Fred Khumalo’s Talk Of The Town is a densely layered collection of short fiction, many shot through with wry humour. There are many gems in this collection and This Bus Is Not Full is one such. It wittily tells the story of Vusi, taking a bus home. He lives in the US, where he is a grad student in Harvard. He’s been aching to witness an “authentic fight” and eagerly listens in to the belligerent tones of the African Americans he is sharing his ride with. This amusing story, full of conversational detail, takes an unexpected turn, however. Vusi reappears in another story, Learning To Love, in which he tries to find a girlfriend and decode dating, American-style. Khumalo also tackles pertinent issues of xenophobia in Beds Are Burning. Meanwhile the long and excellent story, Queenface, is the gripping and horrifying story of Zimbabwe land grabs and the kidnapping of a group of farm workers.

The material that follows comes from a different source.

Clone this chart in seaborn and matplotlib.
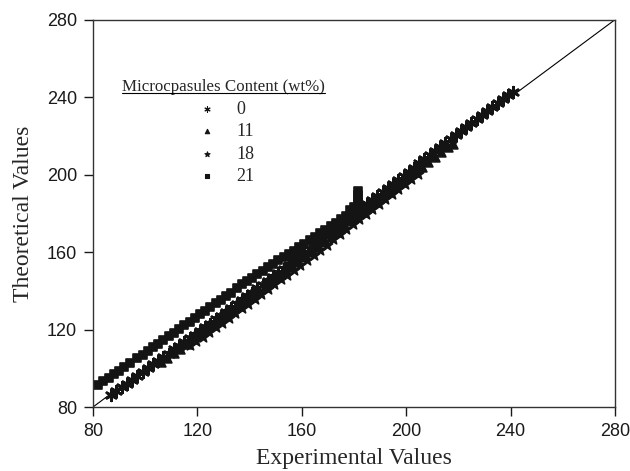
import numpy as np
import pandas as pd
import matplotlib
matplotlib.use("Agg")
import matplotlib.pyplot as plt
from matplotlib.lines import Line2D
import seaborn as sns

# ---- data ----
contents = ["0", "11", "18", "21"]

x_0 = [87, 89, 91, 93, 95, 97, 99, 101, 103, 105, 107, 109, 111, 113, 115, 117, 119, 121, 123, 125,
       127, 129, 131, 133, 135, 137, 139, 141, 143, 145, 147, 149, 151, 153, 155, 157, 159, 161, 163, 165,
       167, 169, 171, 173, 175, 177, 179, 181, 183, 185, 187, 189, 191, 193, 195, 197, 199, 201, 203, 205,
       207, 209, 211, 213, 215, 217, 219, 221, 223, 225, 227, 229, 231, 233, 235, 237, 239, 241]
y_0 = [86.2, 88.1, 90.3, 92.1, 94.2, 96.1, 98.3, 100.1, 102.2, 104.0, 105.8, 107.6, 109.7, 111.5, 113.4,
       115.6, 117.4, 119.3, 121.2, 123.1, 125.3, 127.0, 129.2, 131.1, 133.0, 135.2, 137.1, 139.0, 141.2,
       143.1, 145.0, 147.2, 149.3, 151.1, 153.3, 155.4, 157.5, 159.6, 161.8, 163.9, 166.0, 168.1, 170.2,
       172.3, 174.3, 176.4, 178.4, 180.5, 182.6, 184.6, 186.7, 188.8, 190.9, 193.0, 195.1, 197.2, 199.3,
       201.5, 203.6, 205.8, 207.9, 210.1, 212.2, 214.3, 216.4, 218.5, 220.5, 222.6, 224.7, 226.7, 228.8,
       230.8, 232.9, 234.9, 236.9, 239.0, 241.0, 242.8]

x_11 = [106, 108.5, 111, 113.5, 116, 118.5, 121, 123.5, 126, 128.5, 131, 133.5, 136, 138.5, 141, 143.5,
        146, 148.5, 151, 153.5, 156, 158.5, 161, 163.5, 166, 168.5, 171, 173.5, 176, 178.5, 181, 183.5,
        186, 188.5, 191, 193.5, 196, 198.5, 201, 203.5, 206, 208.5, 211, 213.5, 216, 218]
y_11 = [103.2, 105.4, 107.8, 110.1, 112.6, 115.0, 117.6, 119.9, 122.3, 124.8, 127.2, 129.6, 132.1, 134.6,
        137.0, 139.6, 142.1, 144.7, 147.2, 149.8, 152.4, 155.0, 157.6, 160.2, 162.8, 165.4, 168.0, 170.6,
        173.2, 175.8, 178.3, 180.9, 183.4, 186.0, 188.5, 191.1, 193.7, 196.2, 198.8, 201.3, 203.9, 206.4,
        209.0, 211.6, 214.1, 216.0]

x_18 = [117, 119.5, 122, 124.5, 127, 129.5, 132, 134.5, 137, 139.5, 142, 144.5, 147, 149.5, 152, 154.5,
        157, 159.5, 162, 164.5, 167, 169.5, 172, 174.5, 177, 179.5, 182, 184.5, 187, 189.5, 192, 194.5,
        197, 199.5, 202, 204.5]
y_18 = [111.8, 114.0, 116.4, 118.8, 121.3, 123.6, 126.0, 128.5, 130.9, 133.4, 135.8, 138.3, 140.8, 143.3,
        145.9, 148.4, 151.0, 153.5, 156.1, 158.7, 161.3, 163.9, 166.5, 169.1, 171.7, 174.3, 177.0, 179.6,
        182.2, 184.8, 187.4, 190.0, 192.6, 195.1, 197.7, 200.2]

x_21 = [82, 84, 86, 88, 90, 92, 94, 97, 99, 101, 103, 105, 107, 109, 111, 113, 115, 117, 119, 121, 123,
        125, 127, 129, 131, 133, 135, 137, 139, 141, 143, 145, 147, 149, 151, 153, 155, 157, 159, 161, 163,
        165, 167, 169, 171, 173, 175, 177, 178.5, 180, 181.5, 181.5, 181.5, 181.5]
y_21 = [91.4, 93.2, 95.1, 97.0, 98.8, 100.8, 102.6, 105.1, 106.9, 108.8, 110.9, 112.7, 114.6, 116.6, 118.4,
        120.3, 122.3, 124.0, 125.9, 127.9, 129.7, 131.6, 133.6, 135.4, 137.2, 139.1, 141.7, 143.3, 145.1,
        146.8, 148.5, 150.4, 152.2, 153.8, 155.7, 157.3, 159.2, 160.8, 162.7, 164.3, 166.1, 168.0, 169.7,
        171.6, 173.3, 175.2, 176.9, 178.8, 181.5, 183.5, 185.5, 187.5, 189.5, 191.5]

ticks = [80, 120, 160, 200, 240, 280]
line_ends = [80, 280]

series = {"0": (x_0, y_0), "11": (x_11, y_11), "18": (x_18, y_18), "21": (x_21, y_21)}
frames = [pd.DataFrame({"x": xs, "y": ys, "content": k}) for k, (xs, ys) in series.items()]
df = pd.concat(frames, ignore_index=True)

# ---- styling ----
sns.set_style("ticks")
plt.rcParams["font.family"] = ["Liberation Sans", "DejaVu Sans"]
serif = ["Liberation Serif", "DejaVu Serif"]

fig = plt.figure(figsize=(6.3, 4.71), dpi=100)
ax = fig.add_axes([93 / 630, 1 - 407 / 471, (615 - 93) / 630, (407 - 19.7) / 471])

ax.plot(line_ends, line_ends, color="black", lw=0.8, zorder=1)

markers = {"0": (6, 2, 0), "11": "^", "18": "*", "21": "s"}
sizes = {"0": 60, "11": 40, "18": 60, "21": 32}
widths = {"0": 1.9, "11": 1.2, "18": 1.2, "21": 1.2}
for k in contents:
    sub = df[df["content"] == k]
    sns.scatterplot(data=sub, x="x", y="y", ax=ax, marker=markers[k], s=sizes[k],
                    color="#141414", edgecolor="#141414", linewidth=widths[k], label=k, zorder=2)

ax.set_xlim(80, 280)
ax.set_ylim(80, 280)
ax.set_xticks(ticks)
ax.set_yticks(ticks)
ax.tick_params(axis="both", direction="out", length=6.5, width=1, labelsize=13, pad=5,
               colors="#1a1a1a")
ax.tick_params(top=False, right=False)
for sp in ax.spines.values():
    sp.set_linewidth(1.0)
    sp.set_color("#333333")

ax.set_xlabel("Experimental Values", fontsize=17, family=serif, labelpad=6)
ax.set_ylabel("Theoretical Values", fontsize=17, family=serif, labelpad=9)

leg = ax.legend(title="Microcpasules Content (wt%)", loc="upper left",
                bbox_to_anchor=(0.056, 0.846), frameon=False, borderaxespad=0, borderpad=0,
                prop={"family": serif, "size": 13}, markerscale=0.5,
                labelspacing=0.3, handletextpad=0.8, handlelength=1.6)
leg.get_title().set_fontfamily(serif)
leg.get_title().set_fontsize(12.2)
for h in leg.legend_handles:
    h.set_linewidth(0.8)

fig.canvas.draw()
renderer = fig.canvas.get_renderer()
bb = leg.get_title().get_window_extent(renderer)
inv = fig.transFigure.inverted()
(x0, y0), (x1, y1) = inv.transform([(bb.x0, bb.y0), (bb.x1, bb.y0)])
fig.add_artist(Line2D([x0, x1], [y0 + 2.5 / 471, y0 + 2.5 / 471], color="black", lw=0.8,
                      transform=fig.transFigure))

fig.savefig("out.png", dpi=100)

Through a series of vignettes and flash fictions we follow the main protagonist, Ripple, Rip for short, in Jo-Ann Bekker’s Awake Asleep Awake. Rip’s stories are interspersed with stories of other female characters. From childhood to young adulthood, marrying, being a journalist and parenting, Rip moves between Johannesburg, Bloemfontein, and the Eastern Cape. Bekker’s own journalist background informs the stories which reach back into the apartheid 1980s and shine a light on the impossible choices faced then. Fallacies, Amnesia and What Nombuyiselo Said are powerful examples of these stories. And then there is the brilliant The Good Housekeeping Magazine Quiz – which is the chilling story of a woman’s husband meeting his young love, a story that is told through the device of a magazine quiz.

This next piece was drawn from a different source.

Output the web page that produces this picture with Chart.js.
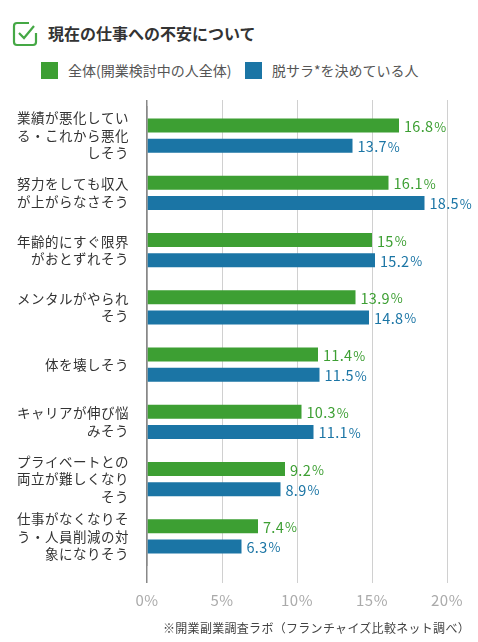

Keletso Mopai’s If You Keep Digging is mostly a compendium of young adult experiences mostly set in the Limpopo township of Lenyenye. Her topics range from incest abuse to dating, to dealing with albinism, to coming out gay. Mopai’s inventiveness plays with the genre, with some stories written in a powerful and not often used second person “you” point of view and in one story, the narrator even recounts events from the beyond. The highlights included two inter-linked stories, Monkeys and In Papa’s Name. Both are centred on young boy’s lives – one the privileged Afrikaans farmer’s son, the other a poverty-stricken township child. Mopai skilfully and sensitively imagines the lives of both in a tour de force of imagination and story-telling. This is an accomplished debut from a writer to watch.